Subsidy receipt may increase the likelihood that a single mother enrolls in school or job training (Herbst 2011). Sliding scale subsidies, including subsidies requiring co-payments, may be nearly as effective as full subsidies in increasing employment of single mothers (Kimmel 1995).
Child care subsidies can allow employed parents to access child care centers (Michalopolous 2010) and center-based preschool programs (Ertas 2012) that they may not have been able to afford without subsidies, and may increase use of center-based care (Johnson 2013). More generous subsidies may increase the use of center-based care more than less generous subsidies (Weber 2014). Norway-based research indicates that subsidies that move children from informal, non-parental care to more formal care settings can have positive long-term effects on children's future educational attainment and labor market participation (Havnes 2011).
A recent report projects that expanding the child care subsidy to all eligible families below 150% of the poverty line would reduce child poverty by 3% (300,000 children). This change would nearly double the number of families receiving subsidies, and cost approximately $5.3 billion (CDF 2015).
The federal Child Care and Development Fund provides funding to states, territories, and tribes to help low income families, families receiving temporary public assistance, and those transitioning from public assistance obtain child care so parents can work or attend education/training programs (US DHHS-CCDF).

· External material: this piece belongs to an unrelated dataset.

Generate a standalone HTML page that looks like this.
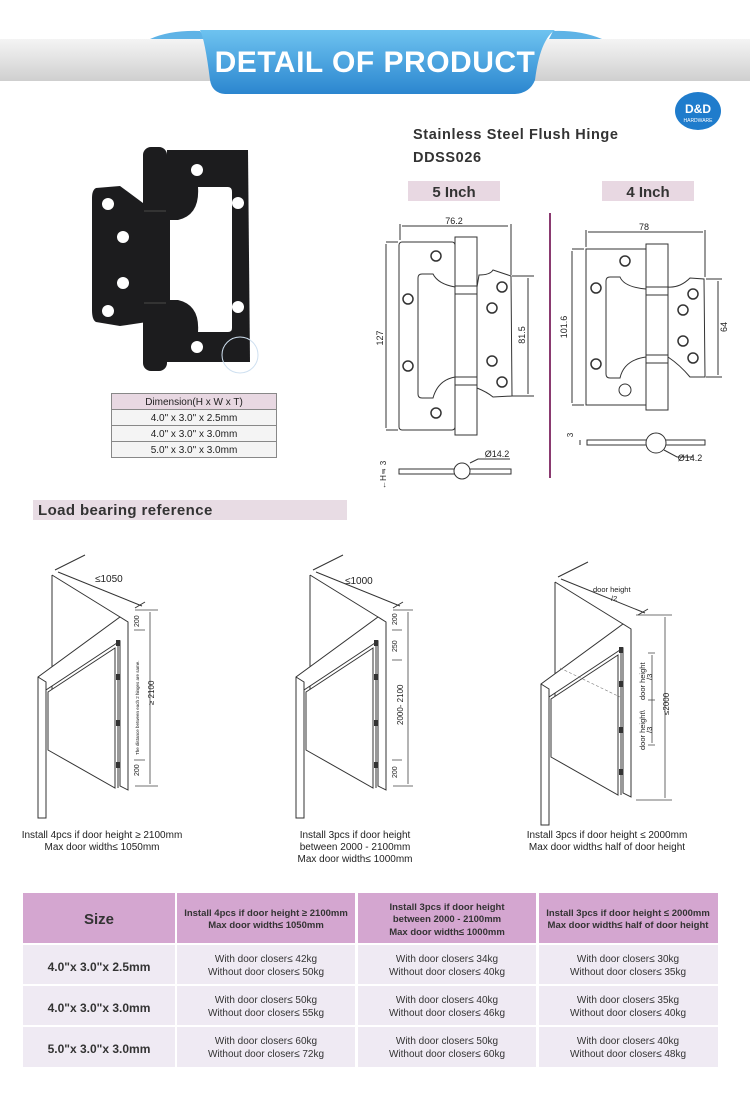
<!DOCTYPE html>
<html><head><meta charset="utf-8"><style>
body{margin:0;width:750px;height:1088px;background:#fff;overflow:hidden;font-family:"Liberation Sans",sans-serif}
svg text{font-family:"Liberation Sans",sans-serif}
</style></head><body>
<svg width="750" height="1088" viewBox="0 0 750 1088" xmlns="http://www.w3.org/2000/svg">
<defs>
<linearGradient id="gb" x1="0" y1="0" x2="0" y2="1"><stop offset="0" stop-color="#f4f4f4"/><stop offset="0.5" stop-color="#e2e2e2"/><stop offset="1" stop-color="#cfcfcf"/></linearGradient>
<linearGradient id="bl" x1="0" y1="0" x2="0" y2="1"><stop offset="0" stop-color="#6ec3f0"/><stop offset="1" stop-color="#2b86cf"/></linearGradient>
</defs>
<rect x="0" y="39" width="750" height="42" fill="url(#gb)"/>
<path d="M150 39 Q170 30 200 31 L206 39 Z" fill="#5fb3e6"/>
<path d="M549 39 L553 31 Q580 30 602 39 Z" fill="#5fb3e6"/>
<path d="M200 30 L555 30 Q540 40 535 80 Q530 93 515 94 L225 94 Q212 93 210 80 Q205 40 200 30 Z" fill="url(#bl)"/>
<text x="375" y="72" text-anchor="middle" font-size="30" font-weight="bold" fill="#fff" letter-spacing="0.5">DETAIL OF PRODUCT</text>
<ellipse cx="698" cy="111" rx="23" ry="19" fill="#1f7ccc"/>
<text x="698" y="113" text-anchor="middle" font-size="12" font-weight="bold" fill="#fff" font-family="Liberation Serif">D&amp;D</text>
<text x="698" y="122" text-anchor="middle" font-size="5" fill="#fff">HARDWARE</text>

<g fill="#1c1c1e">
<path d="M96 188 L120 186 L147 206 L147 322 L120 326 L96 322 Q92 320 92 310 L92 198 Q92 190 96 188Z"/>
<rect x="143" y="147" width="24" height="224" rx="8"/>
<path d="M167 150 L248 150 L250 362 L167 362 Z"/>
</g>
<rect x="144" y="210" width="22" height="2" fill="#333"/>
<rect x="144" y="302" width="22" height="2" fill="#333"/>
<path d="M198 187 L228 187 Q232 187 232 192 L232 328 Q232 332 228 332 L198 332 Q200 305 178 300 L170 300 L170 220 L178 220 Q200 215 198 187Z" fill="#fff"/>
<g fill="#fff"><circle cx="197" cy="170" r="6"/><circle cx="238" cy="203" r="6"/><circle cx="238" cy="307" r="6"/><circle cx="197" cy="347" r="6"/><circle cx="108" cy="204" r="6"/><circle cx="123" cy="237" r="6"/><circle cx="123" cy="283" r="6"/><circle cx="108" cy="311" r="6"/></g>
<circle cx="240" cy="355" r="18" fill="none" stroke="#cfe0f0" stroke-width="1"/>

<g font-size="10" fill="#222" text-anchor="middle">
<rect x="111.5" y="393.5" width="165" height="16" fill="#e8d8e2" stroke="#888"/>
<rect x="111.5" y="409.5" width="165" height="16" fill="#f4f4f4" stroke="#888"/>
<rect x="111.5" y="425.5" width="165" height="16" fill="#f4f4f4" stroke="#888"/>
<rect x="111.5" y="441.5" width="165" height="16" fill="#f4f4f4" stroke="#888"/>
<text x="194" y="405">Dimension(H x W x T)</text>
<text x="194" y="421">4.0" x 3.0" x 2.5mm</text>
<text x="194" y="437">4.0" x 3.0" x 3.0mm</text>
<text x="194" y="453">5.0" x 3.0" x 3.0mm</text>
</g>

<text x="413" y="139" font-size="14.5" font-weight="bold" fill="#333" letter-spacing="0.6">Stainless Steel Flush Hinge</text>
<text x="413" y="162" font-size="14.5" font-weight="bold" fill="#333" letter-spacing="0.6">DDSS026</text>
<rect x="408" y="181" width="92" height="20" fill="#e8d8e2"/>
<rect x="602" y="181" width="92" height="20" fill="#e8d8e2"/>
<text x="454" y="197" text-anchor="middle" font-size="15" font-weight="bold" fill="#333">5 Inch</text>
<text x="648" y="197" text-anchor="middle" font-size="15" font-weight="bold" fill="#333">4 Inch</text>
<line x1="550" y1="213" x2="550" y2="478" stroke="#8a3a70" stroke-width="2"/>

<g fill="none" stroke="#333" stroke-width="1">
<rect x="399" y="242" width="56" height="188" rx="3"/>
<rect x="455" y="237" width="22" height="198"/>
<path d="M477 287 L479 275 Q490 275 493 270 L511 276 L512 396 L493 397 Q487 392 477 388Z"/>
<rect x="455" y="286" width="22" height="8"/><rect x="455" y="377" width="22" height="8"/>
<path d="M422 274 L433 274 Q438 284 455 287 L455 377 Q438 380 433 398 L422 398 Q418 398 418 394 L418 278 Q418 274 422 274Z"/>
<g stroke-width="1.5"><circle cx="436" cy="256" r="5"/><circle cx="408" cy="299" r="5"/><circle cx="408" cy="366" r="5"/><circle cx="436" cy="413" r="5"/><circle cx="502" cy="287" r="5"/><circle cx="492" cy="308" r="5"/><circle cx="492" cy="361" r="5"/><circle cx="502" cy="382" r="5"/></g>
<path d="M400 224 L400 240 M511 224 L511 275 M402 226 L508 226 M386 242 L398 242 M386 430 L398 430 M386 244 L386 428 M512 276 L534 276 M512 396 L534 396 M528 278 L528 394"/>
<rect x="399" y="469" width="112" height="5"/>
<circle cx="462" cy="471" r="8" fill="#fff"/>
<path d="M470 463 L478 459 L510 459 M383 469 L383 474"/>
</g>
<g font-size="9" fill="#222" text-anchor="middle">
<text x="454" y="224">76.2</text>
<text x="383" y="338" transform="rotate(-90 383 338)">127</text>
<text x="525" y="335" transform="rotate(-90 525 335)">81.5</text>
<text x="497" y="457">Ø14.2</text>
<text x="386" y="463" transform="rotate(-90 386 463)" font-size="8">3</text>
<text x="386" y="478" transform="rotate(-90 386 478)" font-size="8">←H→</text>
</g>

<g fill="none" stroke="#333" stroke-width="1">
<rect x="586" y="249" width="60" height="156"/>
<rect x="646" y="244" width="22" height="166"/>
<path d="M668 287 Q680 288 690 278 L704 279 L705 377 L690 377 Q680 365 668 357Z"/>
<rect x="646" y="287" width="22" height="8"/><rect x="646" y="355" width="22" height="8"/>
<path d="M610 277 L620 277 Q624 287 646 289 L646 357 Q624 360 620 378 L610 378 Q606 378 606 374 L606 281 Q606 277 610 277Z"/>
<g stroke-width="1.5"><circle cx="625" cy="261" r="5"/><circle cx="596" cy="288" r="5"/><circle cx="596" cy="364" r="5"/><circle cx="693" cy="294" r="5"/><circle cx="683" cy="310" r="5"/><circle cx="683" cy="341" r="5"/><circle cx="693" cy="358" r="5"/></g>
<circle cx="625" cy="390" r="6"/>
<path d="M586 230 L586 247 M705 230 L705 277 M588 232 L703 232 M572 249 L584 249 M572 405 L584 405 M572 251 L572 403 M706 279 L722 279 M706 377 L722 377 M718 281 L718 375"/>
<rect x="587" y="440" width="118" height="5"/>
<circle cx="656" cy="443" r="10" fill="#fff"/>
<path d="M664 450 L677 457 L693 457 M580 440 L580 445"/>
</g>
<g font-size="9" fill="#222" text-anchor="middle">
<text x="644" y="230">78</text>
<text x="567" y="327" transform="rotate(-90 567 327)">101.6</text>
<text x="727" y="327" transform="rotate(-90 727 327)">64</text>
<text x="690" y="461">Ø14.2</text>
<text x="573" y="435" transform="rotate(-90 573 435)" font-size="8">3</text>
</g>

<rect x="33" y="500" width="314" height="20" fill="#e8dce4"/>
<text x="38" y="515" font-size="15" font-weight="bold" fill="#333" letter-spacing="0.4">Load bearing reference</text>

<g id="door" fill="none" stroke="#333" stroke-width="1">
<path d="M52 575 L52 690 M52 575 L120 617"/>
<path d="M38 682 L38 818 L46 818 L46 690 L120 641 L120 786 L128 790 L128 622 L120 617 L38 677 Z" fill="#fff"/>
<path d="M38 677 L46 682 L46 690"/>
<path d="M48 692 L115 648 L115 788 L48 750 Z" fill="#fff"/>
<path d="M118 641 L118 788"/>
<g fill="#333" stroke="none"><rect x="116" y="640" width="4" height="6"/><rect x="116" y="674" width="4" height="6"/><rect x="116" y="720" width="4" height="6"/><rect x="116" y="762" width="4" height="6"/></g>
<path d="M55 570 L85 555 M135 608 L145 602 M58 572 L142 606"/>
</g>
<g fill="none" stroke="#444" stroke-width="0.8">
<path d="M135 610 L158 610 M135 786 L158 786 M150 612 L150 784 M134 630 L145 630 M134 760 L145 760"/>
</g>
<g font-size="8.5" fill="#222">
<text x="95" y="582" font-size="10">≤1050</text>
<text x="139" y="627" transform="rotate(-90 139 627)" font-size="7">200</text>
<text x="139" y="776" transform="rotate(-90 139 776)" font-size="7">200</text>
<text x="154" y="705" transform="rotate(-90 154 705)" font-size="8">≥ 2100</text>
<text x="139" y="755" transform="rotate(-90 139 755)" font-size="4.5">The distance between each 2 hinges are same.</text>
</g>
<use href="#door" x="258" y="0"/>
<g fill="none" stroke="#444" stroke-width="0.8">
<path d="M393 610 L413 610 M393 786 L413 786 M408 612 L408 784 M392 630 L402 630 M392 660 L402 660 M392 760 L402 760"/>
</g>
<g font-size="8" fill="#222">
<text x="345" y="584" font-size="10">≤1000</text>
<text x="397" y="625" transform="rotate(-90 397 625)" font-size="7">200</text>
<text x="397" y="652" transform="rotate(-90 397 652)" font-size="7">250</text>
<text x="397" y="778" transform="rotate(-90 397 778)" font-size="7">200</text>
<text x="403" y="725" transform="rotate(-90 403 725)">2000- 2100</text>
</g>
<use href="#door" x="503" y="7"/>
<line x1="560" y1="668" x2="620" y2="697" stroke="#777" stroke-width="0.6" stroke-dasharray="3 2"/>
<g fill="none" stroke="#444" stroke-width="0.8">
<path d="M636 615 L672 615 M636 800 L672 800 M665 617 L665 798 M648 653 L655 653 M648 700 L655 700 M648 745 L655 745 M652 655 L652 743"/>
</g>
<g font-size="7.5" fill="#222">
<text x="593" y="592">door height</text><text x="611" y="601">/2</text>
<text x="669" y="715" transform="rotate(-90 669 715)" font-size="8">≤2000</text>
<text x="645" y="700" transform="rotate(-90 645 700)">door height</text>
<text x="652" y="680" transform="rotate(-90 652 680)">/3</text>
<text x="645" y="750" transform="rotate(-90 645 750)">door height\</text>
<text x="652" y="733" transform="rotate(-90 652 733)">/3</text>
</g>
<g font-size="10" fill="#222" text-anchor="middle">
<text x="102" y="838">Install 4pcs if door height ≥ 2100mm</text>
<text x="102" y="850">Max door width≤ 1050mm</text>
<text x="355" y="838">Install 3pcs if door height</text>
<text x="355" y="850">between 2000 - 2100mm</text>
<text x="355" y="862">Max door width≤ 1000mm</text>
<text x="607" y="838">Install 3pcs if door height ≤ 2000mm</text>
<text x="607" y="850">Max door width≤ half of door height</text>
</g>

<g>
<rect x="23" y="893" width="152" height="50" fill="#d4a6d0"/>
<rect x="177" y="893" width="178" height="50" fill="#d4a6d0"/>
<rect x="358" y="893" width="178" height="50" fill="#d4a6d0"/>
<rect x="539" y="893" width="179" height="50" fill="#d4a6d0"/>
<g fill="#efeaf3">
<rect x="23" y="945" width="152" height="39"/><rect x="177" y="945" width="178" height="39"/><rect x="358" y="945" width="178" height="39"/><rect x="539" y="945" width="179" height="39"/>
<rect x="23" y="986" width="152" height="39"/><rect x="177" y="986" width="178" height="39"/><rect x="358" y="986" width="178" height="39"/><rect x="539" y="986" width="179" height="39"/>
<rect x="23" y="1027" width="152" height="40"/><rect x="177" y="1027" width="178" height="40"/><rect x="358" y="1027" width="178" height="40"/><rect x="539" y="1027" width="179" height="40"/>
</g>
<g fill="#333" text-anchor="middle">
<text x="99" y="924" font-size="15" font-weight="bold">Size</text>
<g font-size="9.5" font-weight="bold">
<text x="266" y="916">Install 4pcs if door height ≥ 2100mm</text>
<text x="266" y="928">Max door width≤ 1050mm</text>
<text x="447" y="910">Install 3pcs if door height</text>
<text x="447" y="922">between 2000 - 2100mm</text>
<text x="447" y="935">Max door width≤ 1000mm</text>
<text x="628" y="916">Install 3pcs if door height ≤ 2000mm</text>
<text x="628" y="928">Max door width≤ half of door height</text>
</g>
<g font-size="12" font-weight="bold">
<text x="99" y="971">4.0"x 3.0"x 2.5mm</text>
<text x="99" y="1012">4.0"x 3.0"x 3.0mm</text>
<text x="99" y="1053">5.0"x 3.0"x 3.0mm</text>
</g>
<g font-size="10">
<text x="266" y="962">With door closer≤ 42kg</text><text x="266" y="975">Without door closer≤ 50kg</text>
<text x="447" y="962">With door closer≤ 34kg</text><text x="447" y="975">Without door closer≤ 40kg</text>
<text x="628" y="962">With door closer≤ 30kg</text><text x="628" y="975">Without door closer≤ 35kg</text>
<text x="266" y="1003">With door closer≤ 50kg</text><text x="266" y="1016">Without door closer≤ 55kg</text>
<text x="447" y="1003">With door closer≤ 40kg</text><text x="447" y="1016">Without door closer≤ 46kg</text>
<text x="628" y="1003">With door closer≤ 35kg</text><text x="628" y="1016">Without door closer≤ 40kg</text>
<text x="266" y="1044">With door closer≤ 60kg</text><text x="266" y="1057">Without door closer≤ 72kg</text>
<text x="447" y="1044">With door closer≤ 50kg</text><text x="447" y="1057">Without door closer≤ 60kg</text>
<text x="628" y="1044">With door closer≤ 40kg</text><text x="628" y="1057">Without door closer≤ 48kg</text>
</g>
</g>
</g>
</svg>
</body></html>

Like many other public benefits, qualification for child care subsidies is based on income. The federal income threshold is set at or below 85% of state median income, but states can set lower thresholds (US DHHS-CCDF). More than two-thirds of states have child care subsidy eligibility limits under 200% FPL (NCCP-Fass 2008), which is $48,600 for a family of four in 2015 (US DHHS-Poverty). States with more stringent Temporary Assistance for Needy Families (TANF) work requirements often have lower income eligibility limits and less generous child care subsidies than states with less stringent work requirements (Ha 2013).
Working Wisconsin families with gross incomes below 185% of the federal poverty level are eligible for Wisconsin Shares, which helps families pay for child care for children under the age of 13 (WI DCF-Shares).